Search the material below for the string "using" and extract each line that has it.

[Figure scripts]
☆ ☆ ☆ ☆ ☆

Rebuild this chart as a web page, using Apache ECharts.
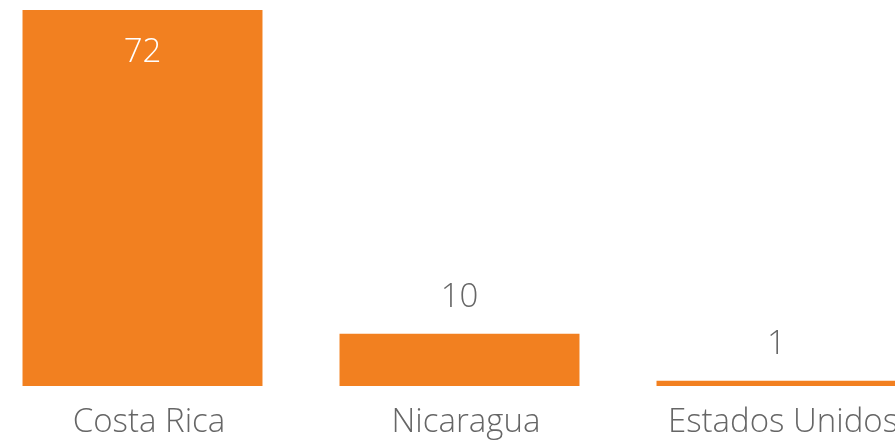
<!DOCTYPE html>
<html>
<head>
<meta charset="utf-8">
<script src="https://cdn.jsdelivr.net/npm/echarts@6/dist/echarts.min.js"></script>
<style>
  html, body { margin: 0; padding: 0; background: #fff; }
  #main { width: 895px; height: 443px; }
</style>
</head>
<body>
<div id="main"></div>
<script>
const categories = ['Costa Rica', 'Nicaragua', 'Estados Unidos'];
const values = [72, 10, 1];

const barColor = '#F28020';
const textGray = '#666666';
const fontFamily = '"Open Sans", "Noto Sans", sans-serif';
const maxVal = Math.max(...values);

const chart = echarts.init(document.getElementById('main'));
chart.setOption({
  animation: false,
  grid: {
    left: -16,
    width: 951,
    top: 10,
    bottom: 57,
    outerBoundsMode: 'none',
    containLabel: false
  },
  xAxis: {
    type: 'category',
    data: categories,
    axisLine: { show: false },
    axisTick: { show: false },
    axisLabel: {
      margin: 20,
      padding: [0, 0, 0, 13],
      fontSize: 33,
      fontWeight: 300,
      fontFamily: fontFamily,
      color: textGray
    }
  },
  yAxis: {
    type: 'value',
    min: 0,
    max: maxVal,
    show: false,
    splitLine: { show: false }
  },
  series: [{
    type: 'bar',
    barCategoryGap: '24.3%',
    itemStyle: { color: barColor },
    data: values.map(v => {
      const inside = v > maxVal * 0.5;
      return {
        value: v,
        label: {
          show: true,
          position: inside ? 'insideTop' : 'top',
          distance: inside ? 26 : 20,
          color: inside ? '#ffffff' : textGray,
          fontSize: 33,
          fontWeight: 300,
          fontFamily: fontFamily
        }
      };
    })
  }]
});
</script>
</body>
</html>
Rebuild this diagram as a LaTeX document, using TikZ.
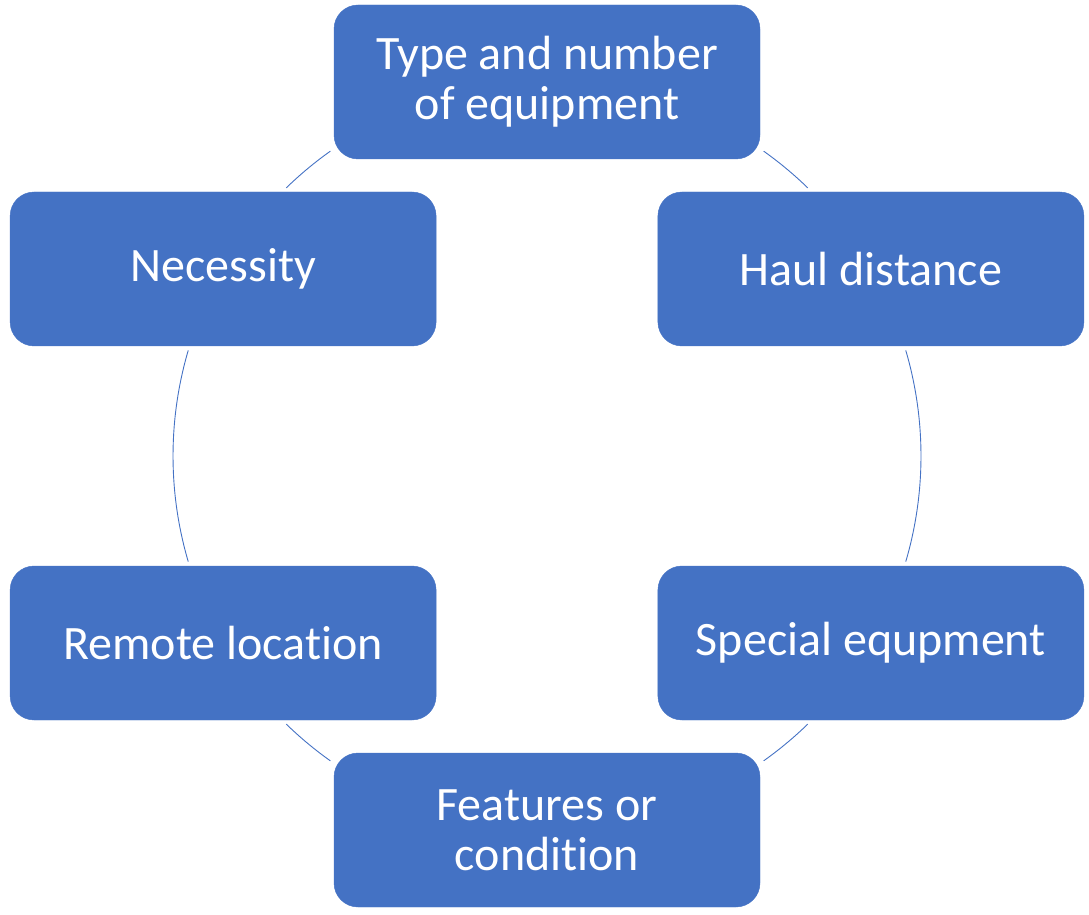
\documentclass[tikz,border=0pt]{standalone}
\usepackage{fontspec}
\setmainfont[Ligatures=NoCommon]{Carlito}
\usepackage{tikz}
\usetikzlibrary{calc}
\definecolor{boxblue}{HTML}{4472C4}
\tikzset{factor/.style={draw=boxblue, fill=boxblue, rounded corners=24pt, minimum width=426pt, minimum height=154pt, align=center, text=white, font=\fontsize{48}{50}\selectfont, inner sep=0pt}}
\tikzset{ring/.style={boxblue, line width=0.9pt}}

\begin{document}
\begin{tikzpicture}
\useasboundingbox (0,0) rectangle (1089pt,914pt);
\coordinate (c) at (547pt,458pt);
\node[factor] (type) at ([shift={(90:374pt)}]c) {Type and number\\of equipment};
\node[factor] (haul) at ([shift={(30:374pt)}]c) {Haul distance};
\node[factor] (special) at ([shift={(-30:374pt)}]c) {Special equpment};
\node[factor] (features) at ([shift={(-90:374pt)}]c) {Features or\\condition};
\node[factor] (remote) at ([shift={(-150:374pt)}]c) {Remote location};
\node[factor] (necessity) at ([shift={(150:374pt)}]c) {Necessity};
\foreach \a/\b in {54.6/45.8, 16.4/-16.4, -45.8/-54.6, -125.4/-134.2, 196.4/163.6, 134.2/125.4}
  \draw[ring] ([shift={(\a:374pt)}]c) arc[start angle=\a, end angle=\b, radius=374pt];
\end{tikzpicture}
\end{document}
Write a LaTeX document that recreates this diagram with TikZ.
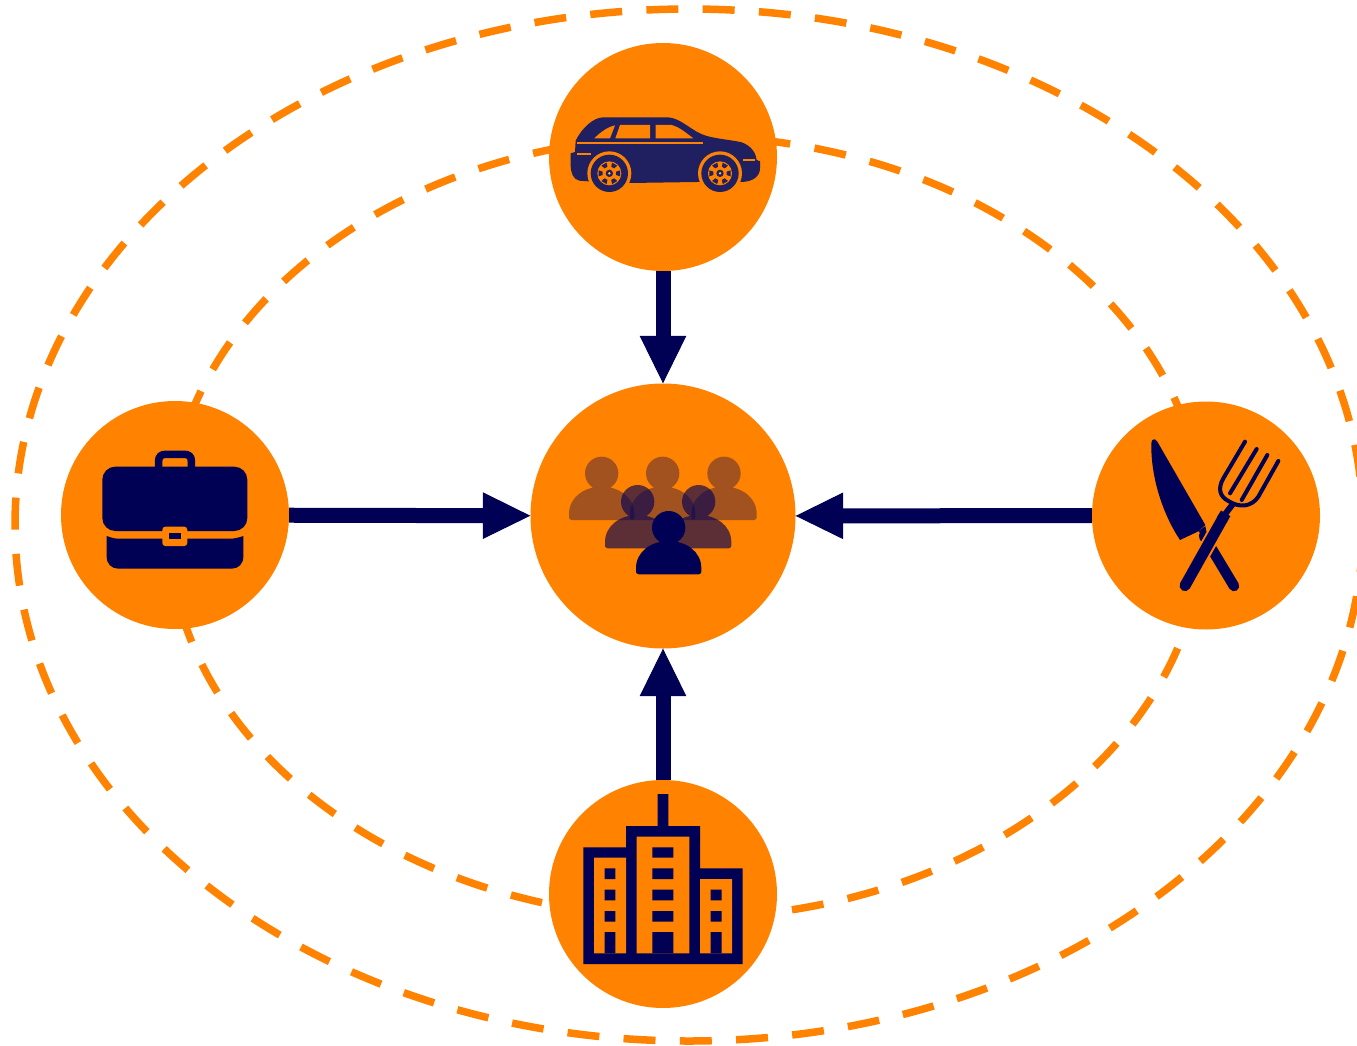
\documentclass[tikz,border=0pt]{standalone}
\usetikzlibrary{arrows.meta}
\definecolor{hub}{HTML}{FF8200}
\definecolor{navy}{HTML}{000055}
\definecolor{carblue}{HTML}{201F60}
\tikzset{
  orbit/.style={draw=hub,line width=7.5pt},
  hubdisc/.style={circle,fill=hub,inner sep=0pt,minimum size=228pt},
  flow/.style={draw=navy,line width=15pt,-{Triangle[length=47.5pt,width=46.5pt,line width=1pt]}},
  zoomed/.style={shift={#1},scale=0.33333},
}
\newcommand{\personicon}[3]{%
  \begin{scope}[shift={(#1,#2)}]
  \fill[navy,fill opacity=#3]
    (-90,140) .. controls (-98,140) and (-98,134) .. (-98,130) -- (-98,122)
    .. controls (-98,70) and (-50,40) .. (0,40)
    .. controls (50,40) and (98,70) .. (98,122) -- (98,130)
    .. controls (98,134) and (98,140) .. (90,140) -- cycle
    (50,0) arc[start angle=0,end angle=360,radius=50];
  \end{scope}}
\newcommand{\wheelicon}[2]{%
  \begin{scope}[shift={(#1,#2)}]
  \fill[hub] (0,0) circle (66);
  \fill[carblue] (0,0) circle (56);
  \fill[hub] (0,0) circle (36);
  \fill[carblue] (0,0) circle (11);
  \foreach \a in {0,60,...,300}{\fill[carblue,rotate=\a] (20,-5) -- (32,-9) -- (32,9) -- (20,5) -- cycle;}
  \fill[hub!60!white] (0,0) circle (4);
  \end{scope}}
\begin{document}
\begin{tikzpicture}[x=1pt,y=-1pt]
\useasboundingbox (0,0) rectangle (1357,1046);
\clip (0,0) rectangle (1357,1046);
% orbits
\draw[orbit,dash pattern=on 32pt off 24.3pt,dash phase=41pt] (689,525) ellipse [x radius=674,y radius=516];
\draw[orbit,dash pattern=on 32pt off 24.7pt,dash phase=45.4pt] (686,527) ellipse [x radius=517,y radius=391];
% discs
\node[hubdisc] (car) at (663,157) {};
\node[hubdisc,minimum size=265pt] (people) at (663,516) {};
\node[hubdisc] (work) at (175,515) {};
\node[hubdisc] (food) at (1206,515.5) {};
\node[hubdisc] (city) at (663,894) {};
% connectors
\draw[flow] (car) -- (people);
\draw[flow] (work) -- (people);
\draw[flow] (food) -- (people);
\draw[flow] (city) -- (people);
% car
\begin{scope}[zoomed={(540,90)}]
\fill[carblue] (92,190) -- (105,186) -- (107,152)
  .. controls (125,115) and (160,82) .. (190,82) -- (385,82)
  .. controls (425,85) and (455,125) .. (500,138)
  .. controls (540,148) and (575,150) .. (605,157)
  .. controls (635,168) and (648,190) .. (650,210) -- (660,214) -- (660,235)
  .. controls (660,258) and (640,275) .. (605,276) -- (470,276) -- (270,279) -- (145,274) -- (118,272)
  .. controls (100,268) and (92,250) .. (92,225) -- cycle;
\fill[hub] (163,145) .. controls (180,128) and (200,112) .. (225,106) -- (210,145) -- cycle;
\fill[hub] (226,145) -- (240,105) -- (330,105) -- (330,145) -- cycle;
\fill[hub] (347,145) -- (347,105) -- (395,105) .. controls (420,112) and (440,130) .. (460,145) -- cycle;
\draw[hub,line width=2pt] (112,160) -- (490,160);
\draw[hub,line width=2pt] (112,193) -- (152,193);
\draw[hub,line width=2pt] (610,211) -- (645,211);
\wheelicon{208}{250}
\wheelicon{540}{250}
\end{scope}
% people
\begin{scope}[zoomed={(550,440)}]
\personicon{155}{100}{0.37}
\personicon{338}{100}{0.37}
\personicon{522}{100}{0.37}
\personicon{263}{185}{0.64}
\personicon{446}{185}{0.64}
\personicon{356}{263}{1}
\end{scope}
% briefcase
\begin{scope}[zoomed={(90,440)}]
\draw[navy,line width=7.5pt] (206,85) -- (206,62) .. controls (206,50) and (214,43) .. (226,43) -- (284,43) .. controls (296,43) and (304,50) .. (304,62) -- (304,85);
\fill[navy,rounded corners=13pt] (37,80) rectangle (472,273);
\fill[navy] (50,288) .. controls (70,295) and (75,296) .. (90,296) -- (420,296) .. controls (435,296) and (445,293) .. (460,288) -- (460,350)
  .. controls (460,372) and (445,386) .. (425,386) -- (85,386) .. controls (65,386) and (50,372) .. (50,350) -- cycle;
\fill[hub,rounded corners=3pt] (217,260) rectangle (292,318);
\fill[navy] (238,280) rectangle (272,298);
\end{scope}
% knife and fork
\begin{scope}[zoomed={(1130,425)}]
\fill[navy] (64,55) .. controls (64,42) and (75,38) .. (82,50) -- (226,300) -- (205,319) -- (150,345)
  .. controls (100,270) and (62,160) .. (64,55) -- cycle;
\fill[navy] (206,318) -- (226,303) -- (230,325) -- (217,338) -- cycle;
\draw[navy,line width=10.5pt,line cap=round] (222,333) -- (312,483);
\draw[hub,line width=15pt] (287,265) -- (165,482);
\draw[navy,line width=11pt,line cap=round] (165,482) -- (280,277);
\draw[navy,line width=11pt] (275,285) -- (287,265);
\draw[navy,line width=6pt] (285,268) -- (310,235);
\draw[navy,line width=4pt,line cap=round] (345,50) -- (280,160) .. controls (262,192) and (270,215) .. (295,228)
  .. controls (330,250) and (365,245) .. (385,215) -- (445,108);
\draw[navy,line width=4pt,line cap=round] (380,72) -- (300,205);
\draw[navy,line width=4pt,line cap=round] (412,90) -- (335,225);
\end{scope}
% city
\begin{scope}[zoomed={(570,785)}]
\fill[navy] (40,537) -- (40,187) -- (168,187) -- (168,123) -- (263,123) -- (263,27) -- (295,27) -- (295,123) -- (390,123) -- (390,250) -- (518,250) -- (518,537) -- cycle;
\fill[hub] (72,218) rectangle (168,505) (200,155) rectangle (358,505) (390,282) rectangle (486,505);
\fill[navy] (104,250) rectangle (136,282) (104,314) rectangle (136,346) (104,378) rectangle (136,410) (104,441) rectangle (136,505);
\fill[navy] (247,187) rectangle (310,218) (247,250) rectangle (310,282) (247,314) rectangle (310,346) (247,378) rectangle (310,410) (247,441) rectangle (310,505);
\fill[navy] (422,314) rectangle (455,346) (422,378) rectangle (455,410) (422,441) rectangle (455,505);
\end{scope}
\end{tikzpicture}
\end{document}
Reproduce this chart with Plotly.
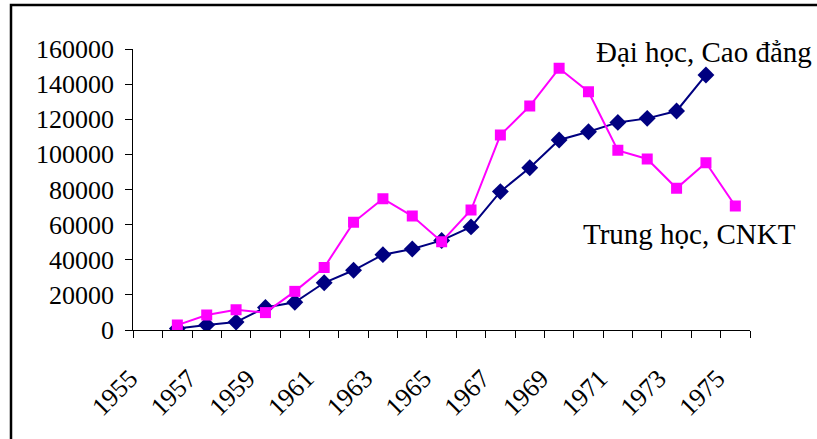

☆ ☆ ☆ ☆ ☆

# [Correct response]
Rebuild this chart as a web page, using Apache ECharts.
Rebuild this diagram as a LaTeX document, using TikZ.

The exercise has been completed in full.